Since then, he's exhibited his paintings in various boutiques and galleries, including Sanctuary and the Art of Framing Gallery. “Bittersweet Victory,” the acrylic-on-panel piece we chose for the cover of this week's CityBeat, shows what appears to be a battered fighter, both in mind and body. One eye almost swollen shut, lips fat from punches, the gloves almost down to his sides, Brannan says that in many ways, that fighter is him.
“That piece I did during a pretty tough period in my life,” he reflects. “I was going through a separation from my wife. That was probably another one of the catalysts that got me back into art. That piece is all about someone, in this case the metaphorical boxer—he was down, but not out. Overcoming adversity, still on his feet.”
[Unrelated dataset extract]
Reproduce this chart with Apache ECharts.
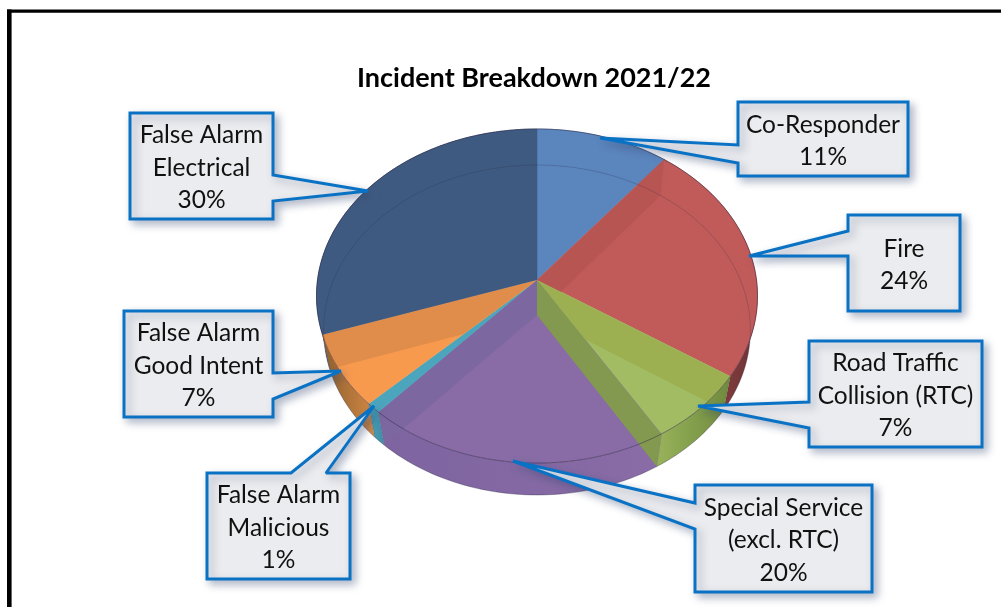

Brannan says he's able to interpret these emotions by accessing “the subconscious through the creative process.” The son of an Air Force pilot who moved every couple of years or so, Brannan was often forced to retreat inside his own mind because friends came and went. Brannan says he finally feels at home in San Diego and that the trappings of the subconscious mind are the places that he has come not to fear but, rather, to dwell in. One stroke at a time, old easel intact.
“I sometimes want to bust out of the flat plain of painting and maybe build something or get into sculpture,” he says. “Maybe sometime soon, but I think I still have a long way to go as far as my career as a painter. There's still a lot in my mind. Maybe 20 years from now.”